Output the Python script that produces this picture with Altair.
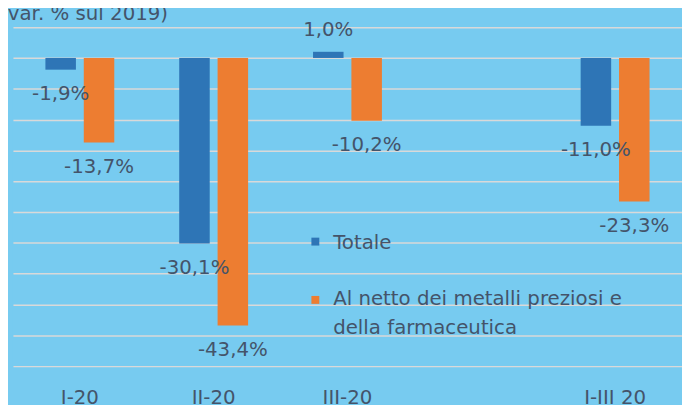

■ ■ ■ ■

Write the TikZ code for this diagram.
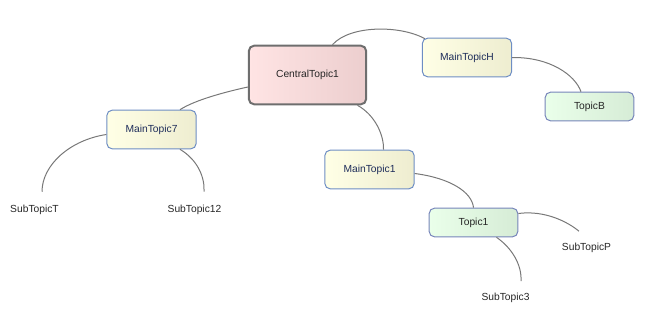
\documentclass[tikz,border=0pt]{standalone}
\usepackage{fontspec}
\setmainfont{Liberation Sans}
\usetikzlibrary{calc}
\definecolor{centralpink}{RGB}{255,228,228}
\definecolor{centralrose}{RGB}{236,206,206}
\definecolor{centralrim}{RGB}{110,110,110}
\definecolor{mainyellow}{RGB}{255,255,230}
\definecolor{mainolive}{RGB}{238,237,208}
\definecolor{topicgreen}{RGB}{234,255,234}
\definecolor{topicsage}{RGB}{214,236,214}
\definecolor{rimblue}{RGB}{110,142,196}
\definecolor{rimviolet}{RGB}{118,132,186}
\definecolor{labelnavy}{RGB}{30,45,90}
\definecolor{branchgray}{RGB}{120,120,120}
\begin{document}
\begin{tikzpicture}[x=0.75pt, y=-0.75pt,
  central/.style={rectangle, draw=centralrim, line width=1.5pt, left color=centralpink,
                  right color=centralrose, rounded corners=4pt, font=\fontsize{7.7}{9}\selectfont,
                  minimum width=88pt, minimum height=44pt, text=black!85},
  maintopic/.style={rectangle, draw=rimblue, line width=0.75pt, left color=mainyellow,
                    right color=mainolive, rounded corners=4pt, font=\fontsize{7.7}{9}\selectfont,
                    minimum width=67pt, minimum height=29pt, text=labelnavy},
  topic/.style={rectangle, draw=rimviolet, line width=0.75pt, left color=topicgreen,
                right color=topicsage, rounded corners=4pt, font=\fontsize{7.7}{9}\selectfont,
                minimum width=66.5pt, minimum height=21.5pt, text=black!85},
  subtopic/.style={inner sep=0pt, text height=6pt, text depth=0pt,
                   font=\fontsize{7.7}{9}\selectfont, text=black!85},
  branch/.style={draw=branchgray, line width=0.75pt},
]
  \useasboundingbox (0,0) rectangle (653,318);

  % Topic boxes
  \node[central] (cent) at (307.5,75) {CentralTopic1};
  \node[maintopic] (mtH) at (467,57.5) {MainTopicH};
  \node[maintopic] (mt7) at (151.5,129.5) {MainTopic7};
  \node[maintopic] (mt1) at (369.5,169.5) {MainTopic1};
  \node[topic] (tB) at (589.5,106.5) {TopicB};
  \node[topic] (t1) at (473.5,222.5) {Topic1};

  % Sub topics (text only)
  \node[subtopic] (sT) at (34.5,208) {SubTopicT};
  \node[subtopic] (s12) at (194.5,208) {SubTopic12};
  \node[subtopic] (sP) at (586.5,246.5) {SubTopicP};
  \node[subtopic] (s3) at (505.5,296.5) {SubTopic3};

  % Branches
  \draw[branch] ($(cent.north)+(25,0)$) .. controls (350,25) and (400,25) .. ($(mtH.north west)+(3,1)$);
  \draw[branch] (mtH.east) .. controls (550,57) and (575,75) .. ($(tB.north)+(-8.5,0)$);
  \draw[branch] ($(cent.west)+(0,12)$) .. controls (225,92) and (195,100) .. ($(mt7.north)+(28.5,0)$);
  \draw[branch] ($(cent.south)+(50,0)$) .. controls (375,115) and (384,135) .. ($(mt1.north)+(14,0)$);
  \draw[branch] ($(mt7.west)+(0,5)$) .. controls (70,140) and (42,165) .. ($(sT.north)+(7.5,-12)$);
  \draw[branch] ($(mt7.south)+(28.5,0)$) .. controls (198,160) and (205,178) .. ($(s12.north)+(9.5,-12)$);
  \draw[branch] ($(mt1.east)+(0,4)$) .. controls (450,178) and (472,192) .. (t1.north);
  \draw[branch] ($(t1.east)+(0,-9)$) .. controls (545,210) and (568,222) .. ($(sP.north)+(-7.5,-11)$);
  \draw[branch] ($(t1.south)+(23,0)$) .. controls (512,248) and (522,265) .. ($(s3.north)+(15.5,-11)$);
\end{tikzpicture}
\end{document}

■ ■ ■ ■

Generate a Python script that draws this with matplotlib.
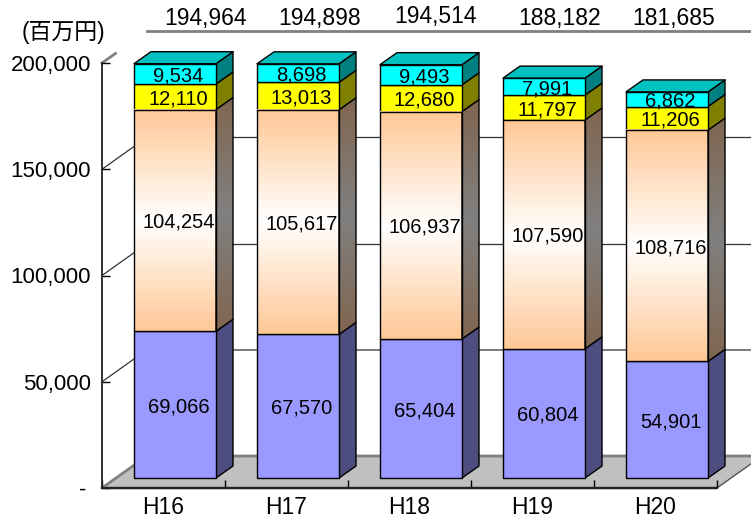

■ ■ ■ ■

**Written task:**
From the records above, copy only the lines running from the line containing "Write the TikZ code for this diagram." to the line containing "(t1) at (473.5,222.5)", both ends included. Leave the pictures out.

**Worked answer:**
Write the TikZ code for this diagram.
\documentclass[tikz,border=0pt]{standalone}
\usepackage{fontspec}
\setmainfont{Liberation Sans}
\usetikzlibrary{calc}
\definecolor{centralpink}{RGB}{255,228,228}
\definecolor{centralrose}{RGB}{236,206,206}
\definecolor{centralrim}{RGB}{110,110,110}
\definecolor{mainyellow}{RGB}{255,255,230}
\definecolor{mainolive}{RGB}{238,237,208}
\definecolor{topicgreen}{RGB}{234,255,234}
\definecolor{topicsage}{RGB}{214,236,214}
\definecolor{rimblue}{RGB}{110,142,196}
\definecolor{rimviolet}{RGB}{118,132,186}
\definecolor{labelnavy}{RGB}{30,45,90}
\definecolor{branchgray}{RGB}{120,120,120}
\begin{document}
\begin{tikzpicture}[x=0.75pt, y=-0.75pt,
  central/.style={rectangle, draw=centralrim, line width=1.5pt, left color=centralpink,
                  right color=centralrose, rounded corners=4pt, font=\fontsize{7.7}{9}\selectfont,
                  minimum width=88pt, minimum height=44pt, text=black!85},
  maintopic/.style={rectangle, draw=rimblue, line width=0.75pt, left color=mainyellow,
                    right color=mainolive, rounded corners=4pt, font=\fontsize{7.7}{9}\selectfont,
                    minimum width=67pt, minimum height=29pt, text=labelnavy},
  topic/.style={rectangle, draw=rimviolet, line width=0.75pt, left color=topicgreen,
                right color=topicsage, rounded corners=4pt, font=\fontsize{7.7}{9}\selectfont,
                minimum width=66.5pt, minimum height=21.5pt, text=black!85},
  subtopic/.style={inner sep=0pt, text height=6pt, text depth=0pt,
                   font=\fontsize{7.7}{9}\selectfont, text=black!85},
  branch/.style={draw=branchgray, line width=0.75pt},
]
  \useasboundingbox (0,0) rectangle (653,318);

  % Topic boxes
  \node[central] (cent) at (307.5,75) {CentralTopic1};
  \node[maintopic] (mtH) at (467,57.5) {MainTopicH};
  \node[maintopic] (mt7) at (151.5,129.5) {MainTopic7};
  \node[maintopic] (mt1) at (369.5,169.5) {MainTopic1};
  \node[topic] (tB) at (589.5,106.5) {TopicB};
  \node[topic] (t1) at (473.5,222.5) {Topic1};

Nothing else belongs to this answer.